Conreid is a hoot as the appropriately-nicknamed off-kilter pilot. The episode’s best scene is probably Wrongway trying to instruct and re-instruct dimwitted Gilligan on how to handle the plane’s controls.


“The Producer”

This episode concerns a visiting Hollywood producer, Harold Hecuba (played by comic actor Phil Silvers, whose production company brought “Gilligan’s Island” to the air). Egotistical Hecuba expects to be waited on hand and foot. The castaways grumble about this, but they reluctantly do it because Hecuba has promised to have his flunkies rescue the castaways if they cowtow to him.

The Professor (Russell Johnson) gets the idea that if the castaways create their own musical, they can win over Hecuba by letting him produce their show on Broadway. They decide to do a musical version of Shakespeare’s Hamlet, with the score provided by Bizet’s opera Carmen, to which the castaways add their own lyrics.

When they rehearse the show one night, Hecuba gets wind of it and declares that their acting is terrible (“Up to now, something really has been rotten in Denmark!”), and that he will show them how to act out the roles properly. With that, Hecuba proceeds to frantically perform every role, male and female (with Lupino doing an unscripted shake of the camera to indicate Hecuba’s speed at costume changing).

The next morning, the castaways wake up to find that Hecuba has left the island. They turn on the radio to hear that Hecuba has won over Broadway with “his” brilliant idea — a new musical version of Hamlet!
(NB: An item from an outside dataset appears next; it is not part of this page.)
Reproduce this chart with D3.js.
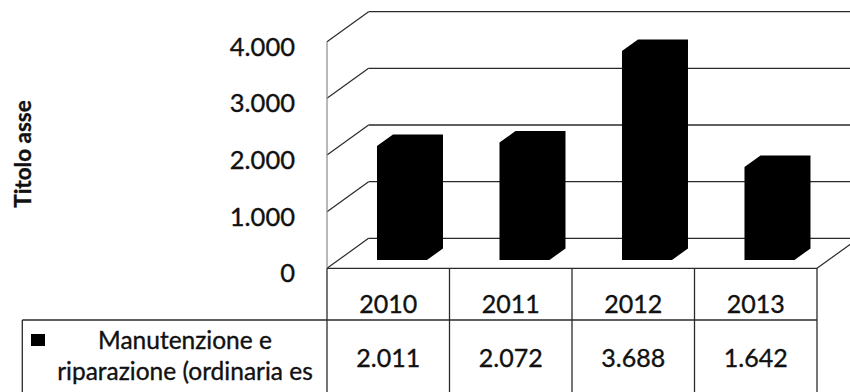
<!DOCTYPE html>
<html>
<head>
<meta charset="utf-8">
<script src="https://cdn.jsdelivr.net/npm/d3@7"></script>
<style>
  html, body { margin: 0; padding: 0; background: #fff; }
  svg { display: block; font-family: Lato, "Open Sans", sans-serif; }
  .lbl { fill: #111; stroke: #111; stroke-width: 0.35px; }
</style>
</head>
<body>
<svg id="chart" width="850" height="392"></svg>
<script>
// ---- data ----
const years = ["2010", "2011", "2012", "2013"];
const values = [2011, 2072, 3688, 1642];
const seriesLabel = ["Manutenzione e", "riparazione (ordinaria es"];
const axisTitle = "Titolo asse";
const yTicks = [0, 1000, 2000, 3000, 4000];

// Italian number format: 2.011
const itLocale = d3.formatLocale({ decimal: ",", thousands: ".", grouping: [3], currency: ["€", ""] });
const fmt = itLocale.format(",d");

const svg = d3.select("#chart");

// front plane scales
const x = d3.scaleBand().domain(years).range([327, 817]).paddingInner(0).paddingOuter(0);
const y = d3.scaleLinear().domain([0, 4000]).range([268.3, 41.7]);

// oblique depth offset of the full chart depth
const DX = 41.6, DY = -30;
const P = (px, v, z) => [px + z * DX, y(v) + z * DY];

const xLeft = x.range()[0], xRight = x.range()[1];
const lineCol = "#2a2a2a";

// ---- walls and floor ----
const walls = svg.append("g").attr("fill", "none");

// back-wall gridlines
walls.selectAll("line.back").data(yTicks).join("line")
  .attr("class", "back")
  .attr("x1", d => P(xLeft, d, 1)[0]).attr("y1", d => P(xLeft, d, 1)[1])
  .attr("x2", d => P(xRight, d, 1)[0]).attr("y2", d => P(xRight, d, 1)[1])
  .attr("stroke", lineCol).attr("stroke-width", 1.3);

// side-wall gridlines (diagonals)
walls.selectAll("line.side").data(yTicks).join("line")
  .attr("class", "side")
  .attr("x1", d => P(xLeft, d, 0)[0]).attr("y1", d => P(xLeft, d, 0)[1])
  .attr("x2", d => P(xLeft, d, 1)[0]).attr("y2", d => P(xLeft, d, 1)[1])
  .attr("stroke", lineCol).attr("stroke-width", 1.2);

// front edge of the side wall
walls.append("line")
  .attr("x1", P(xLeft, 0, 0)[0]).attr("y1", P(xLeft, 0, 0)[1])
  .attr("x2", P(xLeft, 4000, 0)[0]).attr("y2", P(xLeft, 4000, 0)[1])
  .attr("stroke", "#8a8a8a").attr("stroke-width", 1.2);

// right edge of the floor
walls.append("line")
  .attr("x1", P(xRight, 0, 0)[0]).attr("y1", P(xRight, 0, 0)[1])
  .attr("x2", P(xRight, 0, 1)[0]).attr("y2", P(xRight, 0, 1)[1])
  .attr("stroke", lineCol).attr("stroke-width", 1.2);

// ---- 3D bars ----
const f0 = 0.314, f1 = 0.722, z0 = 0.277, z1 = 0.662;
const bw = x.bandwidth();
svg.append("g").selectAll("polygon").data(years.map((yr, i) => ({ yr, v: values[i] }))).join("polygon")
  .attr("points", d => {
    const a = x(d.yr) + f0 * bw, b = x(d.yr) + f1 * bw;
    return [P(a, 0, z0), P(a, d.v, z0), P(a, d.v, z1), P(b, d.v, z1), P(b, 0, z1), P(b, 0, z0)]
      .map(p => p.join(",")).join(" ");
  })
  .attr("fill", "#000");

// ---- value axis ----
const yAxis = svg.append("g")
  .attr("transform", `translate(${xLeft},0)`)
  .call(d3.axisLeft(y).tickValues(yTicks).tickFormat(fmt).tickSize(0).tickPadding(32));
yAxis.select(".domain").remove();
yAxis.selectAll("text")
  .attr("class", "lbl")
  .attr("dy", "0.53em")
  .attr("font-size", 25.5)
  .attr("font-family", "Lato, 'Open Sans', sans-serif");

// axis title
svg.append("text")
  .attr("class", "lbl")
  .attr("transform", "translate(31,154) rotate(-90)")
  .attr("text-anchor", "middle")
  .attr("font-weight", "bold")
  .attr("font-size", 22.5)
  .text(axisTitle);

// ---- data table ----
const table = svg.append("g");
const headTop = y(0), rowLine = 320, tableLeft = 22.3, tableBottom = 400;
const tStroke = "#2a2a2a";

// front floor edge / header top
table.append("line")
  .attr("x1", xLeft).attr("y1", headTop).attr("x2", xRight).attr("y2", headTop)
  .attr("stroke", tStroke).attr("stroke-width", 1.3);
// row separator
table.append("line")
  .attr("x1", tableLeft).attr("y1", rowLine).attr("x2", xRight).attr("y2", rowLine)
  .attr("stroke", tStroke).attr("stroke-width", 1.3);
// left border of the series row
table.append("line")
  .attr("x1", tableLeft).attr("y1", rowLine).attr("x2", tableLeft).attr("y2", tableBottom)
  .attr("stroke", tStroke).attr("stroke-width", 1.3);
// column dividers
const dividers = years.map(d => x(d)).concat([xRight]);
table.selectAll("line.col").data(dividers).join("line")
  .attr("class", "col")
  .attr("x1", d => d).attr("x2", d => d)
  .attr("y1", headTop).attr("y2", tableBottom)
  .attr("stroke", tStroke).attr("stroke-width", 1.3);

// header labels
table.selectAll("text.year").data(years).join("text")
  .attr("class", "year lbl")
  .attr("x", d => x(d) + bw / 2)
  .attr("y", 313.3)
  .attr("text-anchor", "middle")
  .attr("font-size", 25)
  .text(d => d);

// values row
table.selectAll("text.val").data(years.map((yr, i) => ({ yr, v: values[i] }))).join("text")
  .attr("class", "val lbl")
  .attr("x", d => x(d.yr) + bw / 2)
  .attr("y", 367)
  .attr("text-anchor", "middle")
  .attr("font-size", 25)
  .text(d => fmt(d.v));

// legend key and series name
table.append("rect")
  .attr("x", 31).attr("y", 334).attr("width", 14).attr("height", 12)
  .attr("fill", "#000");
table.selectAll("text.series").data(seriesLabel).join("text")
  .attr("class", "series lbl")
  .attr("x", 185)
  .attr("y", (d, i) => 349.3 + i * 31)
  .attr("text-anchor", "middle")
  .attr("font-size", 24.5)
  .text(d => d);
</script>
</body>
</html>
It’s not documented how much Lupino was involved in the script for this episode, but one Lupino biography cites Hecuba as a commentary on the “hypocritical Hollywood exploiters” that Lupino encountered in her film career. The biographer also claims that Hecuba is Lupino’s spoof of fat-headed Hollywood producers (Hecuba’s name has the same initials as Howard Hughes).